- _YOUR TASK_: Skip any picture you find and retype all the remaining lines exactly.
++++++
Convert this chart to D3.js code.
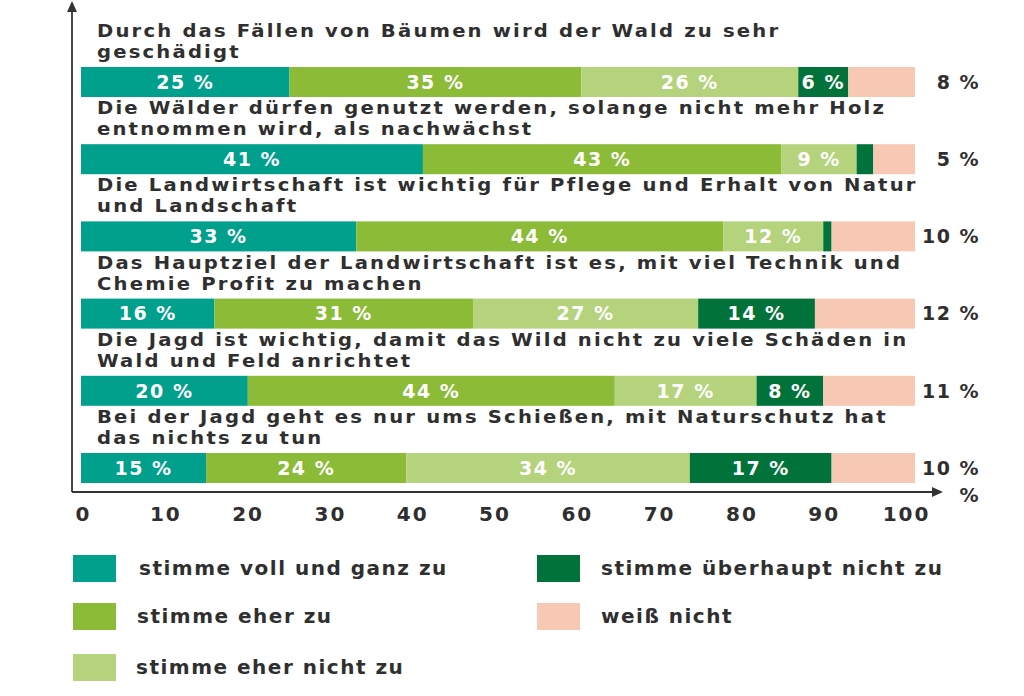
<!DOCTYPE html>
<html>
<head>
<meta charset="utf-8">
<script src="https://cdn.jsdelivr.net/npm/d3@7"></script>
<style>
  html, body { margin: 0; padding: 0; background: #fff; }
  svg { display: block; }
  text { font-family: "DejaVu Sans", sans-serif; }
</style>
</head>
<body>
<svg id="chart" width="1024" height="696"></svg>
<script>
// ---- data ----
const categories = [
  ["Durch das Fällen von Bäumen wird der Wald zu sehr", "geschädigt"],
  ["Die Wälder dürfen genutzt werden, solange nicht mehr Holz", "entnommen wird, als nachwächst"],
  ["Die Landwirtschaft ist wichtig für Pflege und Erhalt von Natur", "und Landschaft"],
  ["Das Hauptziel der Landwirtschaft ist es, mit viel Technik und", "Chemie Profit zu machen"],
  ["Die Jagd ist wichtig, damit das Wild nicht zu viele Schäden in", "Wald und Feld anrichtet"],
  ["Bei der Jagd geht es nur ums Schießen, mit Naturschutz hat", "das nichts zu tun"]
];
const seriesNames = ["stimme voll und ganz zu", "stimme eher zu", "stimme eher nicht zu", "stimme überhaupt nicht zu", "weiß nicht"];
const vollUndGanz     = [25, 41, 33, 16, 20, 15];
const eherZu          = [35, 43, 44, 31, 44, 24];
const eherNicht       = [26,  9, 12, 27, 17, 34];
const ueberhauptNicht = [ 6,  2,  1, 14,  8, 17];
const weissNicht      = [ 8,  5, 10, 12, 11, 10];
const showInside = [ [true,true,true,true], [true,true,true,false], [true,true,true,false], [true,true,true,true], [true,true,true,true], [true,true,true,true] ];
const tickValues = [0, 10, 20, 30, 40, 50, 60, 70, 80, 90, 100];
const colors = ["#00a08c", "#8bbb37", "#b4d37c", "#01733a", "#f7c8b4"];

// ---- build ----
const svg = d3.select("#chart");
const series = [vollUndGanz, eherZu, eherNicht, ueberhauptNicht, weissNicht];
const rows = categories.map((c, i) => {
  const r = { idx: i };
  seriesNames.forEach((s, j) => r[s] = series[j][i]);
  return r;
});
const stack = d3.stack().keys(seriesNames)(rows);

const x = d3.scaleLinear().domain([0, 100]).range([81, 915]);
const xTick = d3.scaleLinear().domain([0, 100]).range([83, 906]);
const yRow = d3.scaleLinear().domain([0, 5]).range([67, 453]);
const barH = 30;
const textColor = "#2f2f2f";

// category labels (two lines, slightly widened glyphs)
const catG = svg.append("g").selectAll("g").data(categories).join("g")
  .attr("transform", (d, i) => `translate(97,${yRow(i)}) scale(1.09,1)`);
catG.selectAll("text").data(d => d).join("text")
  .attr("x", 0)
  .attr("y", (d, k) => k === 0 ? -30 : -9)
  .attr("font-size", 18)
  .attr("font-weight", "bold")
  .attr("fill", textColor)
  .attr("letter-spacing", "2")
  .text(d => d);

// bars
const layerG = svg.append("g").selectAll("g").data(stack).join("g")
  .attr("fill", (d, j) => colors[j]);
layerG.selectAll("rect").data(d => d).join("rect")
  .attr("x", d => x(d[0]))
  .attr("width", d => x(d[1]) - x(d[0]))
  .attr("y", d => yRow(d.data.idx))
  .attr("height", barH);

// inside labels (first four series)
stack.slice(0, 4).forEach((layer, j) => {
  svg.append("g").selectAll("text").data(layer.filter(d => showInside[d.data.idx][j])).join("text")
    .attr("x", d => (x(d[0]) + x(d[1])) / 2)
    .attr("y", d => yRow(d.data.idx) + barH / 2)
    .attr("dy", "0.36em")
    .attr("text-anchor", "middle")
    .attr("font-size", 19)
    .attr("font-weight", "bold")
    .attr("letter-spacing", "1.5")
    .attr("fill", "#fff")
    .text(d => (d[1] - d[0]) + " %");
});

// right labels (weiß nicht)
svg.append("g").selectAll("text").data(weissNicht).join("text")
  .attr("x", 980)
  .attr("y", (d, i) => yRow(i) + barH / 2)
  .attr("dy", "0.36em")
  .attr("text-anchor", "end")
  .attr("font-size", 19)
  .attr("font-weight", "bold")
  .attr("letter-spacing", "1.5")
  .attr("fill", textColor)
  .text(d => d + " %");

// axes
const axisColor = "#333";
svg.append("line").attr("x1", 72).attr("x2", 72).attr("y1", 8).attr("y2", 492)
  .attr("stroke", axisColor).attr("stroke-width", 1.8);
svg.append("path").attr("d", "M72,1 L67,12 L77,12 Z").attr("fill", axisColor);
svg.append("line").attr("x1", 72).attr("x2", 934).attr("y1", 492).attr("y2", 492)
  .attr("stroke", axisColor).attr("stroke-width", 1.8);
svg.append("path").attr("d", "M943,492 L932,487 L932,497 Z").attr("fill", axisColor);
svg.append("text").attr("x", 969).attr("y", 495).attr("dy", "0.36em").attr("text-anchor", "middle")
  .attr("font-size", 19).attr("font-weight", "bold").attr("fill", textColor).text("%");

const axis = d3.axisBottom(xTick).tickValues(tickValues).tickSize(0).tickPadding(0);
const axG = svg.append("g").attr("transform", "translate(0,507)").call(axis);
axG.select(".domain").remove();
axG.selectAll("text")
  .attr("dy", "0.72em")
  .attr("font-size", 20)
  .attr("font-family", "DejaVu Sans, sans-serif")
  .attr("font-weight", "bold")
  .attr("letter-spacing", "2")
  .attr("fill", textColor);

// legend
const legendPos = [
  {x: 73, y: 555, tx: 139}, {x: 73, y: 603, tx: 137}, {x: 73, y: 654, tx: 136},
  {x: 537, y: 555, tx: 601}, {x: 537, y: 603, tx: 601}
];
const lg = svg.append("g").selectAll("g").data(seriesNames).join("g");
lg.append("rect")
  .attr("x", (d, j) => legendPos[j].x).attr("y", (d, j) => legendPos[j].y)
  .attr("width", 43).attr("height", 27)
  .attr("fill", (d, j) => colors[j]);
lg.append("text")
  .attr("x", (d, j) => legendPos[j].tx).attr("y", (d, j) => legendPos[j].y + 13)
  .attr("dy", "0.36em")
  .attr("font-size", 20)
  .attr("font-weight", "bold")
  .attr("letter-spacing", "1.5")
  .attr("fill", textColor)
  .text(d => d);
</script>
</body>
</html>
++++++
- _FULL OUTPUT_:
Convert this chart to D3.js code.
<!DOCTYPE html>
<html>
<head>
<meta charset="utf-8">
<script src="https://cdn.jsdelivr.net/npm/d3@7"></script>
<style>
  html, body { margin: 0; padding: 0; background: #fff; }
  svg { display: block; }
  text { font-family: "DejaVu Sans", sans-serif; }
</style>
</head>
<body>
<svg id="chart" width="1024" height="696"></svg>
<script>
// ---- data ----
const categories = [
  ["Durch das Fällen von Bäumen wird der Wald zu sehr", "geschädigt"],
  ["Die Wälder dürfen genutzt werden, solange nicht mehr Holz", "entnommen wird, als nachwächst"],
  ["Die Landwirtschaft ist wichtig für Pflege und Erhalt von Natur", "und Landschaft"],
  ["Das Hauptziel der Landwirtschaft ist es, mit viel Technik und", "Chemie Profit zu machen"],
  ["Die Jagd ist wichtig, damit das Wild nicht zu viele Schäden in", "Wald und Feld anrichtet"],
  ["Bei der Jagd geht es nur ums Schießen, mit Naturschutz hat", "das nichts zu tun"]
];
const seriesNames = ["stimme voll und ganz zu", "stimme eher zu", "stimme eher nicht zu", "stimme überhaupt nicht zu", "weiß nicht"];
const vollUndGanz     = [25, 41, 33, 16, 20, 15];
const eherZu          = [35, 43, 44, 31, 44, 24];
const eherNicht       = [26,  9, 12, 27, 17, 34];
const ueberhauptNicht = [ 6,  2,  1, 14,  8, 17];
const weissNicht      = [ 8,  5, 10, 12, 11, 10];
const showInside = [ [true,true,true,true], [true,true,true,false], [true,true,true,false], [true,true,true,true], [true,true,true,true], [true,true,true,true] ];
const tickValues = [0, 10, 20, 30, 40, 50, 60, 70, 80, 90, 100];
const colors = ["#00a08c", "#8bbb37", "#b4d37c", "#01733a", "#f7c8b4"];

// ---- build ----
const svg = d3.select("#chart");
const series = [vollUndGanz, eherZu, eherNicht, ueberhauptNicht, weissNicht];
const rows = categories.map((c, i) => {
  const r = { idx: i };
  seriesNames.forEach((s, j) => r[s] = series[j][i]);
  return r;
});
const stack = d3.stack().keys(seriesNames)(rows);

const x = d3.scaleLinear().domain([0, 100]).range([81, 915]);
const xTick = d3.scaleLinear().domain([0, 100]).range([83, 906]);
const yRow = d3.scaleLinear().domain([0, 5]).range([67, 453]);
const barH = 30;
const textColor = "#2f2f2f";

// category labels (two lines, slightly widened glyphs)
const catG = svg.append("g").selectAll("g").data(categories).join("g")
  .attr("transform", (d, i) => `translate(97,${yRow(i)}) scale(1.09,1)`);
catG.selectAll("text").data(d => d).join("text")
  .attr("x", 0)
  .attr("y", (d, k) => k === 0 ? -30 : -9)
  .attr("font-size", 18)
  .attr("font-weight", "bold")
  .attr("fill", textColor)
  .attr("letter-spacing", "2")
  .text(d => d);

// bars
const layerG = svg.append("g").selectAll("g").data(stack).join("g")
  .attr("fill", (d, j) => colors[j]);
layerG.selectAll("rect").data(d => d).join("rect")
  .attr("x", d => x(d[0]))
  .attr("width", d => x(d[1]) - x(d[0]))
  .attr("y", d => yRow(d.data.idx))
  .attr("height", barH);

// inside labels (first four series)
stack.slice(0, 4).forEach((layer, j) => {
  svg.append("g").selectAll("text").data(layer.filter(d => showInside[d.data.idx][j])).join("text")
    .attr("x", d => (x(d[0]) + x(d[1])) / 2)
    .attr("y", d => yRow(d.data.idx) + barH / 2)
    .attr("dy", "0.36em")
    .attr("text-anchor", "middle")
    .attr("font-size", 19)
    .attr("font-weight", "bold")
    .attr("letter-spacing", "1.5")
    .attr("fill", "#fff")
    .text(d => (d[1] - d[0]) + " %");
});

// right labels (weiß nicht)
svg.append("g").selectAll("text").data(weissNicht).join("text")
  .attr("x", 980)
  .attr("y", (d, i) => yRow(i) + barH / 2)
  .attr("dy", "0.36em")
  .attr("text-anchor", "end")
  .attr("font-size", 19)
  .attr("font-weight", "bold")
  .attr("letter-spacing", "1.5")
  .attr("fill", textColor)
  .text(d => d + " %");

// axes
const axisColor = "#333";
svg.append("line").attr("x1", 72).attr("x2", 72).attr("y1", 8).attr("y2", 492)
  .attr("stroke", axisColor).attr("stroke-width", 1.8);
svg.append("path").attr("d", "M72,1 L67,12 L77,12 Z").attr("fill", axisColor);
svg.append("line").attr("x1", 72).attr("x2", 934).attr("y1", 492).attr("y2", 492)
  .attr("stroke", axisColor).attr("stroke-width", 1.8);
svg.append("path").attr("d", "M943,492 L932,487 L932,497 Z").attr("fill", axisColor);
svg.append("text").attr("x", 969).attr("y", 495).attr("dy", "0.36em").attr("text-anchor", "middle")
  .attr("font-size", 19).attr("font-weight", "bold").attr("fill", textColor).text("%");

const axis = d3.axisBottom(xTick).tickValues(tickValues).tickSize(0).tickPadding(0);
const axG = svg.append("g").attr("transform", "translate(0,507)").call(axis);
axG.select(".domain").remove();
axG.selectAll("text")
  .attr("dy", "0.72em")
  .attr("font-size", 20)
  .attr("font-family", "DejaVu Sans, sans-serif")
  .attr("font-weight", "bold")
  .attr("letter-spacing", "2")
  .attr("fill", textColor);

// legend
const legendPos = [
  {x: 73, y: 555, tx: 139}, {x: 73, y: 603, tx: 137}, {x: 73, y: 654, tx: 136},
  {x: 537, y: 555, tx: 601}, {x: 537, y: 603, tx: 601}
];
const lg = svg.append("g").selectAll("g").data(seriesNames).join("g");
lg.append("rect")
  .attr("x", (d, j) => legendPos[j].x).attr("y", (d, j) => legendPos[j].y)
  .attr("width", 43).attr("height", 27)
  .attr("fill", (d, j) => colors[j]);
lg.append("text")
  .attr("x", (d, j) => legendPos[j].tx).attr("y", (d, j) => legendPos[j].y + 13)
  .attr("dy", "0.36em")
  .attr("font-size", 20)
  .attr("font-weight", "bold")
  .attr("letter-spacing", "1.5")
  .attr("fill", textColor)
  .text(d => d);
</script>
</body>
</html>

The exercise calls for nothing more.